### Task description
Omit all images. Write out the rest of the material exactly.

(Source code of charts)
----

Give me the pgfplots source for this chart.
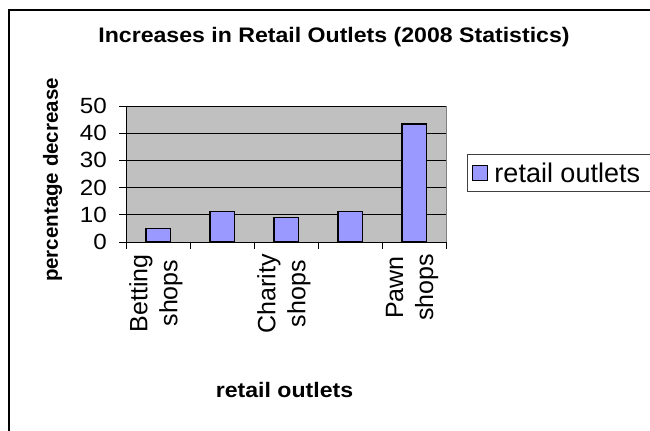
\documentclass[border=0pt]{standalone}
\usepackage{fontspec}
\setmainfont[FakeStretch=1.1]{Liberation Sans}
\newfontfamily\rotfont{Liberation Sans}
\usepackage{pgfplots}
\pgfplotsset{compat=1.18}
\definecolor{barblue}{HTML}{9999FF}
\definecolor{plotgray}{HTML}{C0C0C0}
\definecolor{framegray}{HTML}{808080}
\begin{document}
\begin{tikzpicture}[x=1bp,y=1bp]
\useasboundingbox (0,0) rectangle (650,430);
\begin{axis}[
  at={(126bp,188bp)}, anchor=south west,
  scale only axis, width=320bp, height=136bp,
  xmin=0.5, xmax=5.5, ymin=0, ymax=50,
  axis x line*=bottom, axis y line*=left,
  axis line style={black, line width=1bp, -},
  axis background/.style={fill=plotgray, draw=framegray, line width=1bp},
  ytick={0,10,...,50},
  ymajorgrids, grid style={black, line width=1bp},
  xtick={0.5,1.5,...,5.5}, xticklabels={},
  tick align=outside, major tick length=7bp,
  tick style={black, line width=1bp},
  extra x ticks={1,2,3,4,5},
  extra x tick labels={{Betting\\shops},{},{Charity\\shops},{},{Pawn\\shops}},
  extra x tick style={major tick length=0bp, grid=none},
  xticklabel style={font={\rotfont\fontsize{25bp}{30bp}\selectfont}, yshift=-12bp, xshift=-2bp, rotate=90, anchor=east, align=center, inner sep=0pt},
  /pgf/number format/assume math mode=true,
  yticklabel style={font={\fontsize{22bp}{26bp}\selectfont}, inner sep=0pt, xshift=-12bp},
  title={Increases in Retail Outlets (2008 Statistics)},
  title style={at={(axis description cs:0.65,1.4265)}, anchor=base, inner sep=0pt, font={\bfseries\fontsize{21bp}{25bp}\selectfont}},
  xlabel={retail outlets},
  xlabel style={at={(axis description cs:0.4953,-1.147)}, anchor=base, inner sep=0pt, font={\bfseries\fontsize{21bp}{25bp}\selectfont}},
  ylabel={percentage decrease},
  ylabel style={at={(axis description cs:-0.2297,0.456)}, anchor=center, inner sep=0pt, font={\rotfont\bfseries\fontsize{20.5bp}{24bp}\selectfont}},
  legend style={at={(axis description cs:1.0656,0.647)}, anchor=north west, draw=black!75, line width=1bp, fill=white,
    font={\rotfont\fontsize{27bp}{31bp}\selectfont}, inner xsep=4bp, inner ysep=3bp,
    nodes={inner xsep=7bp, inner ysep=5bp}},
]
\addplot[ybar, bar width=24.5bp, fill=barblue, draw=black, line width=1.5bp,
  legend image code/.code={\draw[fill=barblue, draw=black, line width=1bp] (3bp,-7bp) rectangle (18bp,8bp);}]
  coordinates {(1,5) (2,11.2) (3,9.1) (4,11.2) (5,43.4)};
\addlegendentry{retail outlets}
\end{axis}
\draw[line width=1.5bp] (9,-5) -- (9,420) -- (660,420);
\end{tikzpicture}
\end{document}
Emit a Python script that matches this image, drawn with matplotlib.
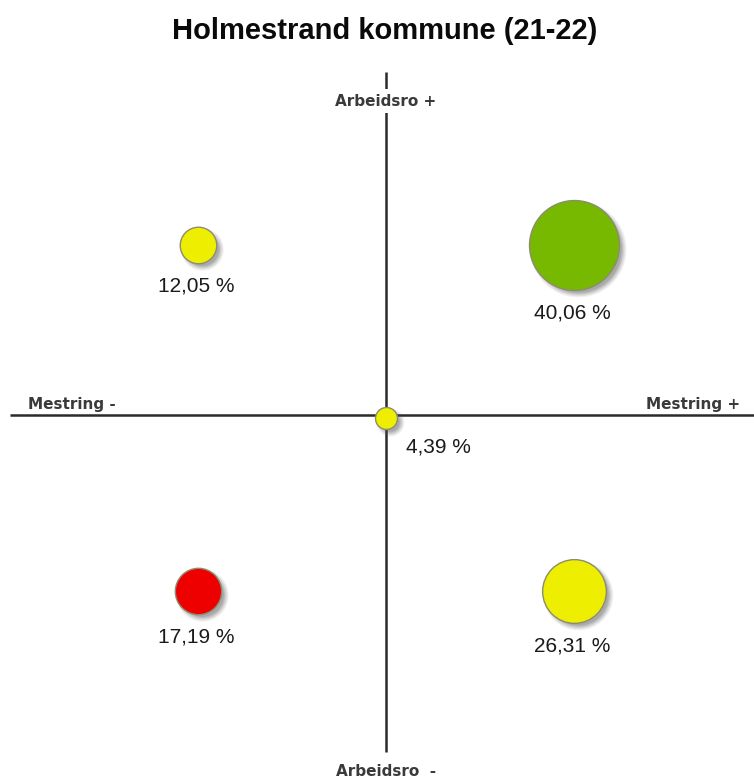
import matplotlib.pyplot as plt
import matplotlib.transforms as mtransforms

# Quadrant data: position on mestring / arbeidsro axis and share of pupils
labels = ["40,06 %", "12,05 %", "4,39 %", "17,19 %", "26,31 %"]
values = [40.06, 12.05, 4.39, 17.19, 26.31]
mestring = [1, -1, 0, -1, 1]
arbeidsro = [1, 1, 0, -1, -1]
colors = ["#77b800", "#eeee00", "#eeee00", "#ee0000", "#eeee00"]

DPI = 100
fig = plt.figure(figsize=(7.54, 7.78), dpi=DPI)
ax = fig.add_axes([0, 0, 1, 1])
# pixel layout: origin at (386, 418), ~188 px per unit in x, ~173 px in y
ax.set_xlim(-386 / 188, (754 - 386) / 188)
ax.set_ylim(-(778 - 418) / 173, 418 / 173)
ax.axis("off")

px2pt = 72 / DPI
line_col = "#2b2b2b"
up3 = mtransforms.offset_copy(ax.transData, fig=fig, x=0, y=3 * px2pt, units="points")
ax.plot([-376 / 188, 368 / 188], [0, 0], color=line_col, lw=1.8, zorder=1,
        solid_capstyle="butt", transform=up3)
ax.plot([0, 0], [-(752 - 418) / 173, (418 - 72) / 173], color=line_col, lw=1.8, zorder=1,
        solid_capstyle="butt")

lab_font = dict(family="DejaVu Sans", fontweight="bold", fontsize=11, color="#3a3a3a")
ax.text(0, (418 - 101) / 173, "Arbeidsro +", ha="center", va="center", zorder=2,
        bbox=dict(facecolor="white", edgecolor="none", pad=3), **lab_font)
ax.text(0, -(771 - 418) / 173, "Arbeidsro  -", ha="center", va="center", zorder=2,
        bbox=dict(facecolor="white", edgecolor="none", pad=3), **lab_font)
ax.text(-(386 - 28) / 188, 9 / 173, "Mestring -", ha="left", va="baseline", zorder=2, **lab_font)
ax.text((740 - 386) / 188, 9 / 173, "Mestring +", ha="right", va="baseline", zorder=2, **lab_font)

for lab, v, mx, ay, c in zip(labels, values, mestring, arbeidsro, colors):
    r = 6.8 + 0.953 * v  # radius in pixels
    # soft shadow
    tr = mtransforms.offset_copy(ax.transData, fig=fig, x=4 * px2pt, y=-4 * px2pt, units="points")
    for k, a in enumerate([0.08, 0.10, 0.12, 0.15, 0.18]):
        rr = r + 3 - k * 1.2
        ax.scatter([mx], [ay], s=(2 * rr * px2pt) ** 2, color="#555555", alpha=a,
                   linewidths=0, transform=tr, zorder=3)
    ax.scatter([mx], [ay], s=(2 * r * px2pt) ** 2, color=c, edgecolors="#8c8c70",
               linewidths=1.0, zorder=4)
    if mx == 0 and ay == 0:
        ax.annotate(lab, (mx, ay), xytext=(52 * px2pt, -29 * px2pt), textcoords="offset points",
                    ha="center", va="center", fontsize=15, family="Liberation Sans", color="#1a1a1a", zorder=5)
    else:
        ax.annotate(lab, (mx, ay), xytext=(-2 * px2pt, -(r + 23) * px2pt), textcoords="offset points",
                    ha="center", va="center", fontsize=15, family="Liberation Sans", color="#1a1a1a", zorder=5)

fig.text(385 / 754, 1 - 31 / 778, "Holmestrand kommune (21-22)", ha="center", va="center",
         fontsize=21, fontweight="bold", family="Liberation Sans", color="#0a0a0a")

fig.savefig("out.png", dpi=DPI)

----

### Task response
Give me the pgfplots source for this chart.
\documentclass[border=0pt]{standalone}
\usepackage{fontspec}
\setmainfont[FakeStretch=1.1]{Liberation Sans}
\newfontfamily\rotfont{Liberation Sans}
\usepackage{pgfplots}
\pgfplotsset{compat=1.18}
\definecolor{barblue}{HTML}{9999FF}
\definecolor{plotgray}{HTML}{C0C0C0}
\definecolor{framegray}{HTML}{808080}
\begin{document}
\begin{tikzpicture}[x=1bp,y=1bp]
\useasboundingbox (0,0) rectangle (650,430);
\begin{axis}[
  at={(126bp,188bp)}, anchor=south west,
  scale only axis, width=320bp, height=136bp,
  xmin=0.5, xmax=5.5, ymin=0, ymax=50,
  axis x line*=bottom, axis y line*=left,
  axis line style={black, line width=1bp, -},
  axis background/.style={fill=plotgray, draw=framegray, line width=1bp},
  ytick={0,10,...,50},
  ymajorgrids, grid style={black, line width=1bp},
  xtick={0.5,1.5,...,5.5}, xticklabels={},
  tick align=outside, major tick length=7bp,
  tick style={black, line width=1bp},
  extra x ticks={1,2,3,4,5},
  extra x tick labels={{Betting\\shops},{},{Charity\\shops},{},{Pawn\\shops}},
  extra x tick style={major tick length=0bp, grid=none},
  xticklabel style={font={\rotfont\fontsize{25bp}{30bp}\selectfont}, yshift=-12bp, xshift=-2bp, rotate=90, anchor=east, align=center, inner sep=0pt},
  /pgf/number format/assume math mode=true,
  yticklabel style={font={\fontsize{22bp}{26bp}\selectfont}, inner sep=0pt, xshift=-12bp},
  title={Increases in Retail Outlets (2008 Statistics)},
  title style={at={(axis description cs:0.65,1.4265)}, anchor=base, inner sep=0pt, font={\bfseries\fontsize{21bp}{25bp}\selectfont}},
  xlabel={retail outlets},
  xlabel style={at={(axis description cs:0.4953,-1.147)}, anchor=base, inner sep=0pt, font={\bfseries\fontsize{21bp}{25bp}\selectfont}},
  ylabel={percentage decrease},
  ylabel style={at={(axis description cs:-0.2297,0.456)}, anchor=center, inner sep=0pt, font={\rotfont\bfseries\fontsize{20.5bp}{24bp}\selectfont}},
  legend style={at={(axis description cs:1.0656,0.647)}, anchor=north west, draw=black!75, line width=1bp, fill=white,
    font={\rotfont\fontsize{27bp}{31bp}\selectfont}, inner xsep=4bp, inner ysep=3bp,
    nodes={inner xsep=7bp, inner ysep=5bp}},
]
\addplot[ybar, bar width=24.5bp, fill=barblue, draw=black, line width=1.5bp,
  legend image code/.code={\draw[fill=barblue, draw=black, line width=1bp] (3bp,-7bp) rectangle (18bp,8bp);}]
  coordinates {(1,5) (2,11.2) (3,9.1) (4,11.2) (5,43.4)};
\addlegendentry{retail outlets}
\end{axis}
\draw[line width=1.5bp] (9,-5) -- (9,420) -- (660,420);
\end{tikzpicture}
\end{document}
Emit a Python script that matches this image, drawn with matplotlib.
import matplotlib.pyplot as plt
import matplotlib.transforms as mtransforms

# Quadrant data: position on mestring / arbeidsro axis and share of pupils
labels = ["40,06 %", "12,05 %", "4,39 %", "17,19 %", "26,31 %"]
values = [40.06, 12.05, 4.39, 17.19, 26.31]
mestring = [1, -1, 0, -1, 1]
arbeidsro = [1, 1, 0, -1, -1]
colors = ["#77b800", "#eeee00", "#eeee00", "#ee0000", "#eeee00"]

DPI = 100
fig = plt.figure(figsize=(7.54, 7.78), dpi=DPI)
ax = fig.add_axes([0, 0, 1, 1])
# pixel layout: origin at (386, 418), ~188 px per unit in x, ~173 px in y
ax.set_xlim(-386 / 188, (754 - 386) / 188)
ax.set_ylim(-(778 - 418) / 173, 418 / 173)
ax.axis("off")

px2pt = 72 / DPI
line_col = "#2b2b2b"
up3 = mtransforms.offset_copy(ax.transData, fig=fig, x=0, y=3 * px2pt, units="points")
ax.plot([-376 / 188, 368 / 188], [0, 0], color=line_col, lw=1.8, zorder=1,
        solid_capstyle="butt", transform=up3)
ax.plot([0, 0], [-(752 - 418) / 173, (418 - 72) / 173], color=line_col, lw=1.8, zorder=1,
        solid_capstyle="butt")

lab_font = dict(family="DejaVu Sans", fontweight="bold", fontsize=11, color="#3a3a3a")
ax.text(0, (418 - 101) / 173, "Arbeidsro +", ha="center", va="center", zorder=2,
        bbox=dict(facecolor="white", edgecolor="none", pad=3), **lab_font)
ax.text(0, -(771 - 418) / 173, "Arbeidsro  -", ha="center", va="center", zorder=2,
        bbox=dict(facecolor="white", edgecolor="none", pad=3), **lab_font)
ax.text(-(386 - 28) / 188, 9 / 173, "Mestring -", ha="left", va="baseline", zorder=2, **lab_font)
ax.text((740 - 386) / 188, 9 / 173, "Mestring +", ha="right", va="baseline", zorder=2, **lab_font)

for lab, v, mx, ay, c in zip(labels, values, mestring, arbeidsro, colors):
    r = 6.8 + 0.953 * v  # radius in pixels
    # soft shadow
    tr = mtransforms.offset_copy(ax.transData, fig=fig, x=4 * px2pt, y=-4 * px2pt, units="points")
    for k, a in enumerate([0.08, 0.10, 0.12, 0.15, 0.18]):
        rr = r + 3 - k * 1.2
        ax.scatter([mx], [ay], s=(2 * rr * px2pt) ** 2, color="#555555", alpha=a,
                   linewidths=0, transform=tr, zorder=3)
    ax.scatter([mx], [ay], s=(2 * r * px2pt) ** 2, color=c, edgecolors="#8c8c70",
               linewidths=1.0, zorder=4)
    if mx == 0 and ay == 0:
        ax.annotate(lab, (mx, ay), xytext=(52 * px2pt, -29 * px2pt), textcoords="offset points",
                    ha="center", va="center", fontsize=15, family="Liberation Sans", color="#1a1a1a", zorder=5)
    else:
        ax.annotate(lab, (mx, ay), xytext=(-2 * px2pt, -(r + 23) * px2pt), textcoords="offset points",
                    ha="center", va="center", fontsize=15, family="Liberation Sans", color="#1a1a1a", zorder=5)

fig.text(385 / 754, 1 - 31 / 778, "Holmestrand kommune (21-22)", ha="center", va="center",
         fontsize=21, fontweight="bold", family="Liberation Sans", color="#0a0a0a")

fig.savefig("out.png", dpi=DPI)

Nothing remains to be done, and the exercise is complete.